Single-sex classrooms have not been free of controversy in Baltimore.
The school board has heard the argument that it is essentially legal segregation. It has heard that children -- even at the elementary level -- need to interact with the opposite sex. And the board knows that some parents have refused to place their children in single-sex classes.
For now, the board is taking no official stand. "We are just considering these classrooms very experimental," said city schools spokeswoman Vanessa Pyatt.
Nationally, the practice of educating boys and girls separately has come under legal fire. In 1992, the Supreme Court determined Detroit was violating Title IX -- the constitutional provision barring institutions from denying entry based on sex -- when the city attempted to establish all-male academies to rescue boys, primarily from black districts, who were at risk of dropping out.
Attendance is optional
Baltimore has worked around the ruling by making attendance in single-sex classes optional in coeducational schools.
Despite the fact that the jury of education experts is still out, a number of Baltimore schools say they are sold on the classes.

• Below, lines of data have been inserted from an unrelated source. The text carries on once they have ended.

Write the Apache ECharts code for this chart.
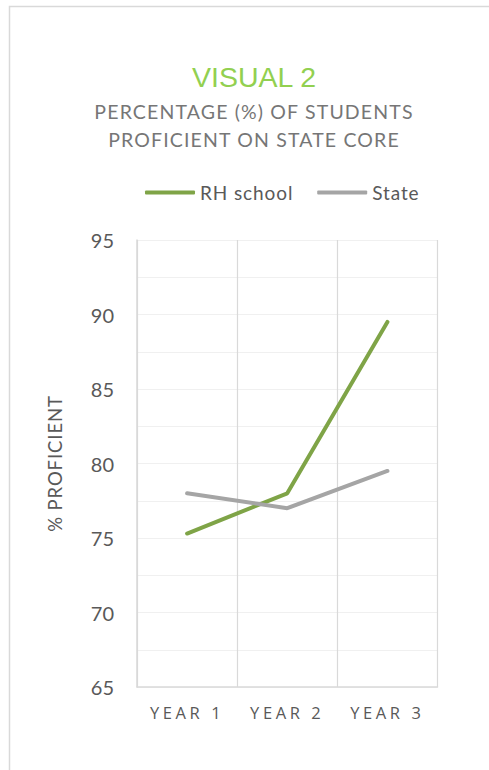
<!DOCTYPE html>
<html>
<head>
<meta charset="utf-8">
<script src="https://cdn.jsdelivr.net/npm/echarts@6/dist/echarts.min.js"></script>
<style>
html,body{margin:0;padding:0;background:#fff;}
#chart{width:489px;height:770px;}
</style>
</head>
<body>
<div id="chart"></div>
<script>
const categories = ['YEAR 1', 'YEAR 2', 'YEAR 3'];
const rhSchool = [75.3, 78.0, 89.5];
const stateVals = [78.0, 77.0, 79.5];
const seriesNames = ['RH school', 'State'];
const yMin = 65, yMax = 95, yStep = 5;
const titleText = 'VISUAL 2';
const subtitleLines = ['PERCENTAGE (%) OF STUDENTS', 'PROFICIENT ON STATE CORE'];
const yName = '% PROFICIENT';

const chart = echarts.init(document.getElementById('chart'), null, {renderer: 'svg'});
const font = "Lato, 'Open Sans', sans-serif";
chart.setOption({
  animation: false,
  backgroundColor: '#fff',
  graphic: [{
    type: 'rect', shape: {x: 9.5, y: 6.5, width: 600, height: 900},
    style: {fill: 'none', stroke: '#d9d9d9', lineWidth: 1.5}, silent: true
  }],
  title: [{
    text: titleText, left: 249, top: 57, textAlign: 'center',
    textStyle: {fontFamily: "'Liberation Sans Narrow', 'Liberation Sans', sans-serif", fontWeight: 'normal', fontSize: 28.5, color: '#92d050'}
  }, {
    text: subtitleLines.join('\n'), left: 249, top: 92, textAlign: 'center',
    textStyle: {fontFamily: font, fontWeight: 'normal', fontSize: 19.5, lineHeight: 28, color: '#767676'}
  }],
  legend: {
    top: 183, left: 145, padding: 0,
    itemWidth: 50, itemHeight: 4, itemGap: 32,
    icon: 'roundRect',
    textStyle: {fontFamily: font, fontSize: 19, color: '#595959'},
    data: seriesNames
  },
  grid: {left: 137, right: 51.5, top: 240, bottom: 83, containLabel: false},
  xAxis: {
    type: 'category', data: categories, boundaryGap: true,
    axisLine: {show: true, lineStyle: {color: '#d9d9d9', width: 1.5}},
    axisTick: {show: false},
    axisLabel: {fontFamily: "'Open Sans', sans-serif", fontSize: 16.5, color: '#595959', margin: 17},
    splitLine: {show: true, lineStyle: {color: '#d9d9d9', width: 1.2}}
  },
  yAxis: {
    type: 'value', min: yMin, max: yMax, interval: yStep,
    name: yName, nameLocation: 'middle', nameGap: 73, nameRotate: 90,
    nameTextStyle: {fontFamily: font, fontSize: 18.5, color: '#595959'},
    axisLine: {show: true, lineStyle: {color: '#d9d9d9', width: 1.5}},
    axisTick: {show: false},
    axisLabel: {fontFamily: font, fontSize: 20, color: '#595959', margin: 23},
    splitLine: {show: true, lineStyle: {color: '#f0f0f0', width: 1.2}},
    minorTick: {show: false, splitNumber: 2},
    minorSplitLine: {show: true, lineStyle: {color: '#f0f0f0', width: 1.2}}
  },
  series: [{
    name: seriesNames[0], type: 'line', data: rhSchool,
    symbol: 'none', lineStyle: {color: '#7fa447', width: 4, cap: 'round'},
    itemStyle: {color: '#7fa447'}
  }, {
    name: seriesNames[1], type: 'line', data: stateVals,
    symbol: 'none', lineStyle: {color: '#a5a5a5', width: 4, cap: 'round'},
    itemStyle: {color: '#a5a5a5'}
  }]
});

function applySpacing() {
  const map = {};
  categories.forEach(c => map[c] = '3.6px');
  subtitleLines.forEach(s => map[s] = '1.15px');
  seriesNames.forEach(s => map[s] = '0.9px');
  map[yName] = '0.9px';
  document.querySelectorAll('#chart svg text').forEach(t => {
    const key = t.textContent;
    if (map[key]) t.style.letterSpacing = map[key];
  });
}
chart.on('finished', applySpacing);
applySpacing();
setTimeout(applySpacing, 0);
setTimeout(applySpacing, 100);
</script>
</body>
</html>
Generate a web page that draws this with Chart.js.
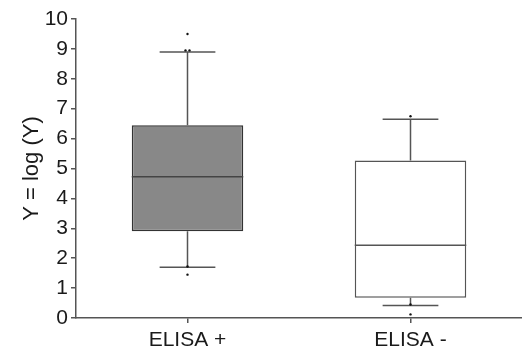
<!DOCTYPE html>
<html>
<head>
<meta charset="utf-8">
<script src="https://cdn.jsdelivr.net/npm/chart.js@4/dist/chart.umd.min.js"></script>
<style>
html,body{margin:0;padding:0;background:#fff;}
#wrap{width:522px;height:350px;position:relative;}
</style>
</head>
<body>
<div id="wrap"><canvas id="c" width="522" height="350"></canvas></div>
<script>
const categories = ["ELISA +", "ELISA -"];
const q1Values = [2.9, 0.68];
const q3Values = [6.45, 5.27];
const medianValues = [4.72, 2.43];
const whiskerLow = [1.7, 0.42];
const whiskerHigh = [8.9, 6.65];
const outlierPoints = [
  [9.5, 8.95, 8.95, 1.72, 1.45],
  [6.75, 0.45, 0.12]
];
const yTicks = [0,1,2,3,4,5,6,7,8,9,10];
const boxFills = ["#888888", "#ffffff"];
const boxBorders = ["#333333", "#555555"];

const FONT = "'Liberation Sans', Arial, sans-serif";

const boxPlugin = {
  id: 'boxExtras',
  afterDatasetsDraw(chart) {
    const ctx = chart.ctx;
    const x = chart.scales.x, y = chart.scales.y;
    const meta = chart.getDatasetMeta(0);
    ctx.save();
    categories.forEach((c, i) => {
      const bar = meta.data[i];
      const cx = x.getPixelForValue(i);
      const half = bar.width / 2;
      const capHalf = half / 2;
      ctx.strokeStyle = i === 0 ? '#444' : '#555';
      ctx.lineWidth = 1.5;
      ctx.beginPath();
      const ym = y.getPixelForValue(medianValues[i]);
      ctx.moveTo(cx - half, ym); ctx.lineTo(cx + half, ym);
      ctx.stroke();
      const yq1 = y.getPixelForValue(q1Values[i]);
      const yq3 = y.getPixelForValue(q3Values[i]);
      const ylo = y.getPixelForValue(whiskerLow[i]);
      const yhi = y.getPixelForValue(whiskerHigh[i]);
      ctx.strokeStyle = '#555';
      ctx.beginPath();
      ctx.moveTo(cx, yq3); ctx.lineTo(cx, yhi);
      ctx.moveTo(cx - capHalf, yhi); ctx.lineTo(cx + capHalf, yhi);
      ctx.moveTo(cx, yq1); ctx.lineTo(cx, ylo);
      ctx.moveTo(cx - capHalf, ylo); ctx.lineTo(cx + capHalf, ylo);
      ctx.stroke();
      ctx.fillStyle = '#111';
      outlierPoints[i].forEach((v, k) => {
        const py = y.getPixelForValue(v);
        let off = 0;
        if (i === 0 && k === 1) off = -2;
        if (i === 0 && k === 2) off = 2;
        ctx.beginPath();
        ctx.arc(cx + off, py, 1.2, 0, Math.PI * 2);
        ctx.fill();
      });
    });
    ctx.restore();
  }
};

new Chart(document.getElementById('c'), {
  type: 'bar',
  data: {
    labels: categories,
    datasets: [{
      data: categories.map((c, i) => [q1Values[i], q3Values[i]]),
      backgroundColor: boxFills,
      borderColor: boxBorders,
      borderWidth: 1.5,
      borderSkipped: false,
      barPercentage: 0.5,
      categoryPercentage: 1.0
    }]
  },
  options: {
    responsive: false,
    animation: false,
    layout: { padding: { top: 19, right: 0, left: 0, bottom: 0 } },
    plugins: { legend: { display: false }, tooltip: { enabled: false } },
    scales: {
      x: {
        offset: true,
        grid: { display: true, drawOnChartArea: false, drawTicks: true, tickLength: 5, color: '#555', lineWidth: 1.5, offset: false },
        border: { color: '#555', width: 1.5 },
        ticks: { color: '#1a1a1a', font: { family: FONT, size: 21 }, padding: 5 },
        afterFit(s) { s.height = 32; }
      },
      y: {
        min: 0, max: 10,
        afterBuildTicks(s) { s.ticks = yTicks.map(v => ({ value: v })); },
        grid: { display: true, drawOnChartArea: false, drawTicks: true, tickLength: 5, color: '#555', lineWidth: 1.5 },
        border: { color: '#555', width: 1.5 },
        ticks: { color: '#1a1a1a', font: { family: FONT, size: 21 }, padding: 3 },
        title: { display: true, text: 'Y = log (Y)', color: '#1a1a1a', font: { family: FONT, size: 22 }, padding: { top: 19, bottom: 0 } },
        afterFit(s) { s.width = 76; }
      }
    }
  },
  plugins: [boxPlugin]
});
</script>
</body>
</html>
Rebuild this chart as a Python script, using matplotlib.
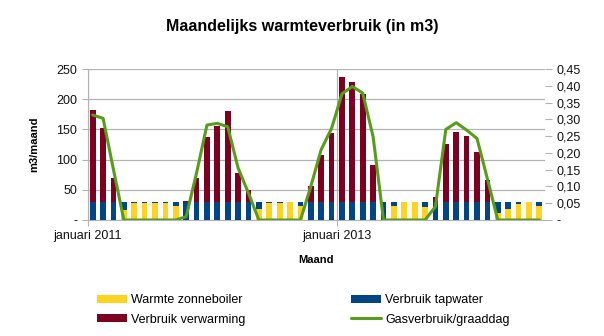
import matplotlib.pyplot as plt
import numpy as np
import pandas as pd

plt.rcParams['font.family'] = ['Liberation Sans', 'DejaVu Sans']

months = pd.date_range('2011-01-01', periods=44, freq='MS')

# m3 per maand
zonneboiler = [0, 0, 0, 17, 28, 28, 28, 28, 23, 0, 0, 0,
               0, 0, 0, 0, 18, 28, 28, 30, 23, 0, 0, 0,
               0, 0, 0, 0, 0, 23, 29, 29, 21, 0, 0, 0,
               0, 0, 0, 11, 18, 27, 30, 23]
tapwater = [30, 30, 30, 13, 2, 2, 2, 2, 7, 30, 30, 30,
            30, 30, 30, 30, 12, 2, 2, 0, 7, 30, 30, 30,
            30, 30, 30, 30, 30, 7, 1, 1, 9, 30, 30, 30,
            30, 30, 30, 19, 12, 3, 0, 7]
verwarming = [152, 122, 39, 0, 0, 0, 0, 0, 0, 2, 39, 108,
              126, 150, 47, 19, 0, 0, 0, 0, 0, 26, 78, 114,
              206, 199, 179, 61, 0, 0, 0, 0, 0, 8, 96, 116,
              109, 83, 37, 0, 0, 0, 0, 0]
# gasverbruik per graaddag
graaddag = [0.313, 0.303, 0.15, 0, 0, 0, 0, 0, 0, 0.01, 0.14, 0.283,
            0.288, 0.278, 0.155, 0.08, 0, 0, 0, 0, 0, 0.10, 0.21, 0.273,
            0.376, 0.398, 0.378, 0.248, 0, 0, 0, 0, 0, 0.04, 0.27, 0.29,
            0.268, 0.243, 0.123, 0, 0, 0, 0, 0]

yellow = '#ffd320'
blue = '#004586'
red = '#7e0021'
green = '#579d1c'
grid = '#b3b3b3'

x = np.arange(len(months))
zb = np.array(zonneboiler)
tw = np.array(tapwater)
vw = np.array(verwarming)

fig = plt.figure(figsize=(6.04, 3.36), dpi=100)
ax = fig.add_axes([87.5 / 604, 1 - 220 / 336, (544.5 - 87.5) / 604, 151 / 336])
ax2 = ax.twinx()

w = 0.55
b1 = ax.bar(x, zb, w, color=yellow, label='Warmte zonneboiler', zorder=3)
b2 = ax.bar(x, tw, w, bottom=zb, color=blue, label='Verbruik tapwater', zorder=3)
b3 = ax.bar(x, vw, w, bottom=zb + tw, color=red, label='Verbruik verwarming', zorder=3)
l1, = ax2.plot(x, graaddag, color=green, lw=2.2, solid_joinstyle='round',
               solid_capstyle='round', label='Gasverbruik/graaddag')

ax.set_xlim(-0.5, len(months) - 0.5)
ax.set_ylim(0, 250)
ax2.set_ylim(0, 0.45)

yt = [0, 50, 100, 150, 200, 250]
ax.set_yticks(yt)
ax.set_yticklabels(['-'] + [str(v) for v in yt[1:]])
yt2 = np.arange(0, 0.46, 0.05)
ax2.set_yticks(yt2)
ax2.set_yticklabels(['-'] + [f'{v:.2f}'.replace('.', ',') for v in yt2[1:]])

jan = [i for i, m in enumerate(months) if m.month == 1 and m.year in (2011, 2013)]
ax.set_xticks([i - 0.5 for i in jan])
ax.set_xticklabels([f'januari {months[i].year}' for i in jan])

ax.grid(axis='y', color=grid, lw=0.9, zorder=0)
ax.grid(axis='x', color=grid, lw=0.9, zorder=0)
for a in (ax, ax2):
    for s in ['top', 'right', 'left', 'bottom']:
        a.spines[s].set_visible(False)
ax.spines['left'].set_visible(True)
ax.spines['left'].set_color(grid)
ax.spines['bottom'].set_visible(True)
ax.spines['bottom'].set_color(grid)

ax.tick_params(axis='both', colors=grid, labelcolor='#111111', labelsize=9, length=4)
ax2.tick_params(axis='y', colors=grid, labelcolor='#111111', labelsize=9, length=5)

ax.set_xlabel('Maand', fontsize=8, fontweight='bold', labelpad=9)
ax.set_ylabel('m3/maand', fontsize=8, fontweight='bold', labelpad=12)
fig.suptitle('Maandelijks warmteverbruik (in m3)', fontsize=11.5, fontweight='bold',
             y=1 - 27 / 336, va='center')

fig.legend([b1, b3, b2, l1],
           ['Warmte zonneboiler', 'Verbruik verwarming', 'Verbruik tapwater', 'Gasverbruik/graaddag'],
           ncol=2, loc='upper left', bbox_to_anchor=(97 / 604, 1 - 294 / 336),
           frameon=False, fontsize=9, handlelength=2.4, handleheight=0.6,
           handletextpad=0.35, columnspacing=8.4, labelspacing=0.6, borderpad=0,
           borderaxespad=0)

fig.savefig('out.png', dpi=100)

So next year, Henson Elementary third-grade teacher Gilbert Brown will continue to lecture his all-boys class about manners and appropriate dress and how to be gentlemen. He'll talk about making choices that don't lead to destitution on a street corner. He'll lecture about not falling into the trap of "tearing each other down instead of building each other up."
And it's teachers such as Brown -- those who treat their pupils first as sons and then as students -- that Goldsborough-Hasty had in mind when she launched all-boys classes at Henson more than a decade ago.
"These boys aren't destined to fail," she said. "They just need a chance to shine, to stand up and be praised and affirmed and applauded."